As we scan this vast pile we understand what we see: the delicate, the beautiful, the lament for these objects, and the wonder at their current state. As Monument was placed object by object in the galleries at The Zuiderzee Museum and MIMA, this industrial waste adopted the narratives of the new buildings. The pile was elevated from being considerable waste to becoming a dialogue on contemporary concerns for the masses and the individual.
Glenn Adamson wrote of the work – “It almost goes without saying that in this story of industrial re-creation, Twomey stumbled on to the ultimate metaphor for rebirth in the face of destruction. Usually pottery and china are thought of as emblems of fixity. They persist for millennia underground, telling us about people who have left no other trace. It is appropriate that Twomey’s installation literally upends our mental image of an archaeological dig, because she is insisting that ceramics are not always a fixed trace of the past; they can also be cyclical. Each of these shattered objects has a specific past, more or less un-retrievable. All the objects undergo a collective present, which is laid out before our eyes. And each will have a specific future, which is currently undecided.”

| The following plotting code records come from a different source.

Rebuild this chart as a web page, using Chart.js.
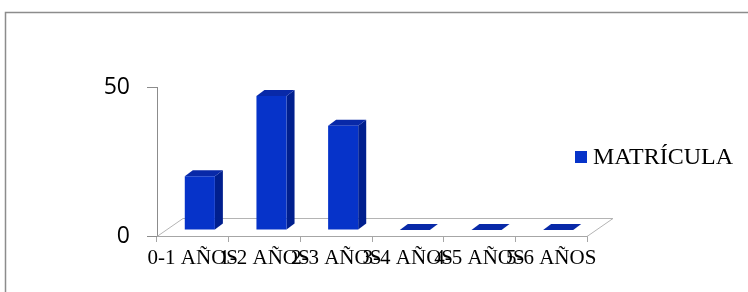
<!DOCTYPE html>
<html>
<head>
<meta charset="utf-8">
<script src="https://cdn.jsdelivr.net/npm/chart.js@4.4.1/dist/chart.umd.min.js"></script>
<style>
  html, body { margin: 0; padding: 0; background: #fff; }
  #wrap { width: 748px; height: 292px; }
</style>
</head>
<body>
<div id="wrap"><canvas id="chart"></canvas></div>
<script>
// data
const categories = ['0-1 AÑOS', '1-2 AÑOS', '2-3 AÑOS', '3-4 AÑOS', '4-5 AÑOS', '5-6 AÑOS'];
const matricula = [18, 45, 35, 0, 0, 0];
const seriesName = 'MATRÍCULA';
const yTickValues = [0, 50];

// fake 3D look
const frontColor = '#0633c9';
const sideColor = '#001f8e';
const topColor = '#0829a8';
const shiftX = 7, shiftY = 6;   // bars stand a bit into the floor
const depthX = 8, depthY = 6;   // bar depth
const floorX = 26, floorY = 18; // floor depth

const frame = {
  id: 'frame',
  beforeDraw(chart) {
    const ctx = chart.ctx;
    ctx.save();
    ctx.strokeStyle = '#8c8c8c';
    ctx.lineWidth = 1.5;
    ctx.strokeRect(5.5, 12.5, 900, 400);
    ctx.restore();
  }
};

const bar3d = {
  id: 'bar3d',
  beforeDatasetsDraw(chart) {
    const ctx = chart.ctx;
    const a = chart.chartArea;
    ctx.save();
    ctx.strokeStyle = '#b4b4b4';
    ctx.lineWidth = 1;
    ctx.beginPath();
    ctx.moveTo(a.left, a.bottom + 0.5);
    ctx.lineTo(a.left + floorX, a.bottom - floorY + 0.5);
    ctx.lineTo(a.right + floorX, a.bottom - floorY + 0.5);
    ctx.lineTo(a.right, a.bottom + 0.5);
    ctx.stroke();
    ctx.restore();

    ctx.save();
    ctx.translate(shiftX, -shiftY);
    chart.getDatasetMeta(0).data.forEach(bar => {
      const p = bar.getProps(['x', 'y', 'base', 'width'], true);
      const l = p.x - p.width / 2, r = p.x + p.width / 2;
      ctx.fillStyle = sideColor;
      ctx.beginPath();
      ctx.moveTo(r, p.y);
      ctx.lineTo(r + depthX, p.y - depthY);
      ctx.lineTo(r + depthX, p.base - depthY);
      ctx.lineTo(r, p.base);
      ctx.closePath();
      ctx.fill();
      ctx.fillStyle = topColor;
      ctx.beginPath();
      ctx.moveTo(l, p.y);
      ctx.lineTo(l + depthX, p.y - depthY);
      ctx.lineTo(r + depthX, p.y - depthY);
      ctx.lineTo(r, p.y);
      ctx.closePath();
      ctx.fill();
    });
  },
  afterDatasetsDraw(chart) {
    chart.ctx.restore();
  },
  afterDraw(chart) {
    const ctx = chart.ctx;
    const ds = chart.data.datasets[0];
    ctx.save();
    ctx.fillStyle = ds.backgroundColor;
    ctx.fillRect(575, 151, 12, 12);
    ctx.fillStyle = '#000';
    ctx.font = '24px "Liberation Serif"';
    ctx.textBaseline = 'alphabetic';
    ctx.fillText(ds.label, 593, 164);
    ctx.restore();
  }
};

const ctx = document.getElementById('chart').getContext('2d');
new Chart(ctx, {
  type: 'bar',
  data: {
    labels: categories,
    datasets: [{
      label: seriesName,
      data: matricula,
      backgroundColor: frontColor,
      borderWidth: 0,
      barPercentage: 0.42,
      categoryPercentage: 1.0,
      clip: false
    }]
  },
  options: {
    responsive: true,
    maintainAspectRatio: false,
    animation: false,
    layout: { padding: { top: 87, right: 161, left: 0, bottom: 0 } },
    plugins: {
      legend: { display: false },
      tooltip: { enabled: false }
    },
    scales: {
      x: {
        afterFit: s => { s.height = 56; },
        grid: { drawOnChartArea: false, tickLength: 6, color: '#a6a6a6' },
        border: { color: '#a6a6a6' },
        ticks: {
          autoSkip: false, maxRotation: 0, minRotation: 0, padding: 4,
          color: '#000', font: { family: 'Liberation Serif', size: 21 }
        }
      },
      y: {
        min: 0,
        max: 50,
        afterFit: s => { s.width = 157; },
        afterBuildTicks: s => { s.ticks = yTickValues.map(v => ({ value: v })); },
        grid: { drawOnChartArea: false, tickLength: 10, color: '#8c8c8c' },
        border: { color: '#8c8c8c' },
        ticks: {
          padding: 17,
          color: '#000', font: { family: 'Open Sans', size: 23 }
        }
      }
    }
  },
  plugins: [frame, bar3d]
});
</script>
</body>
</html>
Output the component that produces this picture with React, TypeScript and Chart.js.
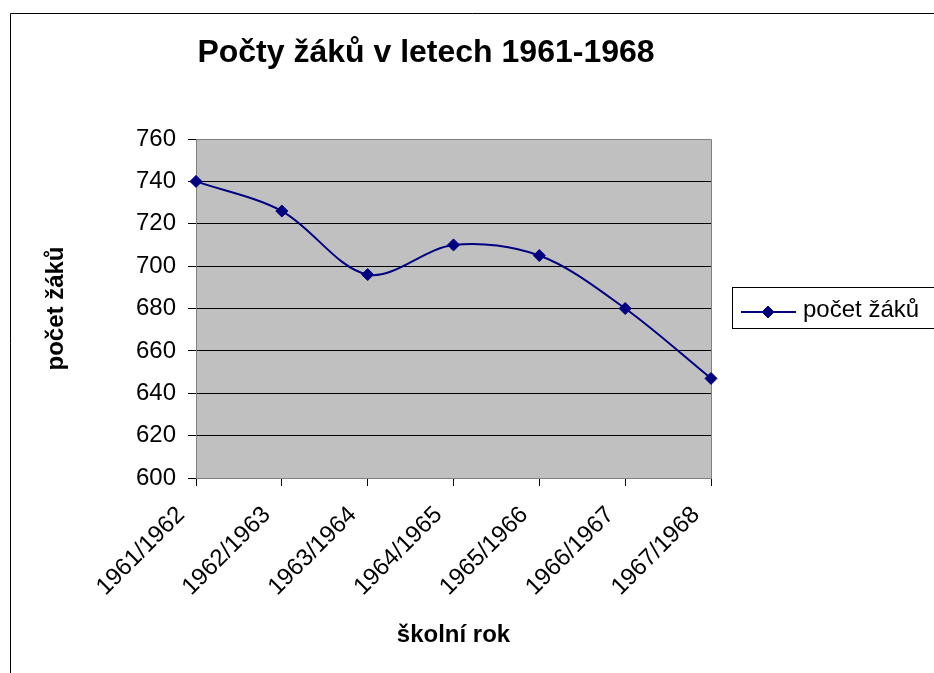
import React, { useEffect, useRef } from "react";
import { Chart, registerables } from "chart.js";

Chart.register(...registerables);

// ---- data ----
const categories = [
  "1961/1962",
  "1962/1963",
  "1963/1964",
  "1964/1965",
  "1965/1966",
  "1966/1967",
  "1967/1968",
];
const pupilCounts = [740, 726, 696, 710, 705, 680, 647];
const seriesLabel = "počet žáků";
const chartTitle = "Počty žáků v letech 1961-1968";
const xAxisTitle = "školní rok";
const yAxisTitle = "počet žáků";
const yTickValues = [600, 620, 640, 660, 680, 700, 720, 740, 760];

const FONT = '"Liberation Sans", Arial, sans-serif';
const NAVY = "#000080";

const decorPlugin = {
  id: "decor",
  beforeDraw(chart: any) {
    const { ctx, chartArea: a } = chart;
    // nudge rotated category labels so their ends sit left of the tick marks
    const xs = chart.scales.x;
    if (xs && !xs.__nudged) {
      const items = xs.getLabelItems();
      items.forEach((it: any) => {
        it.options.translation = [
          it.options.translation[0] - 15,
          it.options.translation[1] + 1,
        ];
      });
      xs.__nudged = true;
    }
    ctx.save();
    ctx.fillStyle = "#ffffff";
    ctx.fillRect(0, 0, chart.width, chart.height);
    ctx.fillStyle = "#C0C0C0";
    ctx.fillRect(a.left, a.top, a.right - a.left, a.bottom - a.top);
    // outer frame (left and top edges visible)
    ctx.strokeStyle = "#000000";
    ctx.lineWidth = 1;
    ctx.beginPath();
    ctx.moveTo(10.5, chart.height);
    ctx.lineTo(10.5, 13.5);
    ctx.lineTo(chart.width, 13.5);
    ctx.stroke();
    // title
    ctx.fillStyle = "#000000";
    ctx.font = `bold 32px ${FONT}`;
    ctx.textAlign = "center";
    ctx.textBaseline = "alphabetic";
    ctx.fillText(chartTitle, 426, 62);
    ctx.restore();
  },
  beforeDatasetsDraw(chart: any) {
    const { ctx, chartArea: a } = chart;
    ctx.save();
    ctx.strokeStyle = "#808080";
    ctx.lineWidth = 1;
    ctx.beginPath();
    ctx.moveTo(Math.round(a.left) + 0.5, Math.round(a.top) + 0.5);
    ctx.lineTo(Math.round(a.right) + 0.5, Math.round(a.top) + 0.5);
    ctx.lineTo(Math.round(a.right) + 0.5, Math.round(a.bottom) + 0.5);
    ctx.stroke();
    ctx.restore();
  },
  afterDraw(chart: any) {
    const { ctx } = chart;
    const label = chart.data.datasets[0].label;
    ctx.save();
    // legend box
    ctx.strokeStyle = "#000000";
    ctx.lineWidth = 1;
    ctx.strokeRect(732.5, 287.5, 300, 41);
    // legend line sample
    ctx.strokeStyle = NAVY;
    ctx.lineWidth = 2;
    ctx.beginPath();
    ctx.moveTo(741, 312);
    ctx.lineTo(796, 312);
    ctx.stroke();
    // diamond
    const cx = 768, cy = 312, r = 6;
    ctx.fillStyle = NAVY;
    ctx.lineWidth = 1;
    ctx.beginPath();
    ctx.moveTo(cx - r, cy);
    ctx.lineTo(cx, cy - r);
    ctx.lineTo(cx + r, cy);
    ctx.lineTo(cx, cy + r);
    ctx.closePath();
    ctx.fill();
    ctx.stroke();
    // legend text
    ctx.fillStyle = "#000000";
    ctx.font = `24px ${FONT}`;
    ctx.textAlign = "left";
    ctx.textBaseline = "alphabetic";
    ctx.fillText(label, 803, 317);
    ctx.restore();
  },
};

export default function App() {
  const ref = useRef<HTMLCanvasElement>(null);

  useEffect(() => {
    if (!ref.current) return;
    const chart = new Chart(ref.current, {
      type: "line",
      data: {
        labels: categories,
        datasets: [
          {
            label: seriesLabel,
            data: pupilCounts,
            borderColor: NAVY,
            backgroundColor: NAVY,
            borderWidth: 2,
            tension: 0.33,
            fill: false,
            pointStyle: "rectRot",
            pointRadius: 6,
            pointBorderWidth: 1,
            pointBackgroundColor: NAVY,
            pointBorderColor: NAVY,
          },
        ],
      },
      options: {
        responsive: false,
        animation: false,
        devicePixelRatio: 1,
        layout: { padding: { left: 0, top: 139, right: 223, bottom: 0 } },
        plugins: {
          legend: { display: false },
          title: { display: false },
          tooltip: { enabled: false },
        },
        scales: {
          x: {
            type: "category",
            offset: false,
            grid: {
              drawOnChartArea: false,
              drawTicks: true,
              tickLength: 8,
              color: "#000000",
            },
            border: { color: "#808080", width: 1 },
            ticks: {
              autoSkip: false,
              minRotation: 45,
              maxRotation: 45,
              padding: 14,
              color: "#000000",
              font: { family: FONT, size: 24 },
            },
            title: {
              display: true,
              text: xAxisTitle,
              color: "#000000",
              font: { family: FONT, size: 24, weight: "bold" },
              padding: { top: 0, bottom: 23 },
            },
            afterFit: (s: any) => {
              s.height = 195;
            },
          },
          y: {
            min: yTickValues[0],
            max: yTickValues[yTickValues.length - 1],
            afterBuildTicks: (s: any) => {
              s.ticks = yTickValues.map((v) => ({ value: v }));
            },
            ticks: {
              padding: 12,
              color: "#000000",
              font: { family: FONT, size: 24 },
            },
            grid: {
              color: (c: any) =>
                c.tick &&
                (c.tick.value === yTickValues[0] ||
                  c.tick.value === yTickValues[yTickValues.length - 1])
                  ? "rgba(0,0,0,0)"
                  : "#000000",
              tickColor: "#000000",
              tickLength: 8,
              lineWidth: 1,
            },
            border: { color: "#808080", width: 1 },
            title: {
              display: true,
              text: yAxisTitle,
              color: "#000000",
              font: { family: FONT, size: 24, weight: "bold" },
              padding: { top: 42, bottom: 0 },
            },
            afterFit: (s: any) => {
              s.width = 196;
            },
          },
        },
      },
      plugins: [decorPlugin],
    } as any);
    return () => chart.destroy();
  }, []);

  return (
    <div
      style={{
        position: "fixed",
        left: 0,
        top: 0,
        width: 934,
        height: 673,
        background: "#ffffff",
      }}
    >
      <canvas
        ref={ref}
        width={934}
        height={673}
        style={{ display: "block", width: 934, height: 673 }}
      />
    </div>
  );
}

It is this notion of the undecided that leaves the door open for a discussion of new works that need to be made and understood. In the work I have made for the Magic of Clay we see time and waste being celebrated in the future, telling a story of now to be judged by future generations. What kind of culture are we, what have we left behind to tell our stories and what monuments shall we present to the future to shape our time and our actions?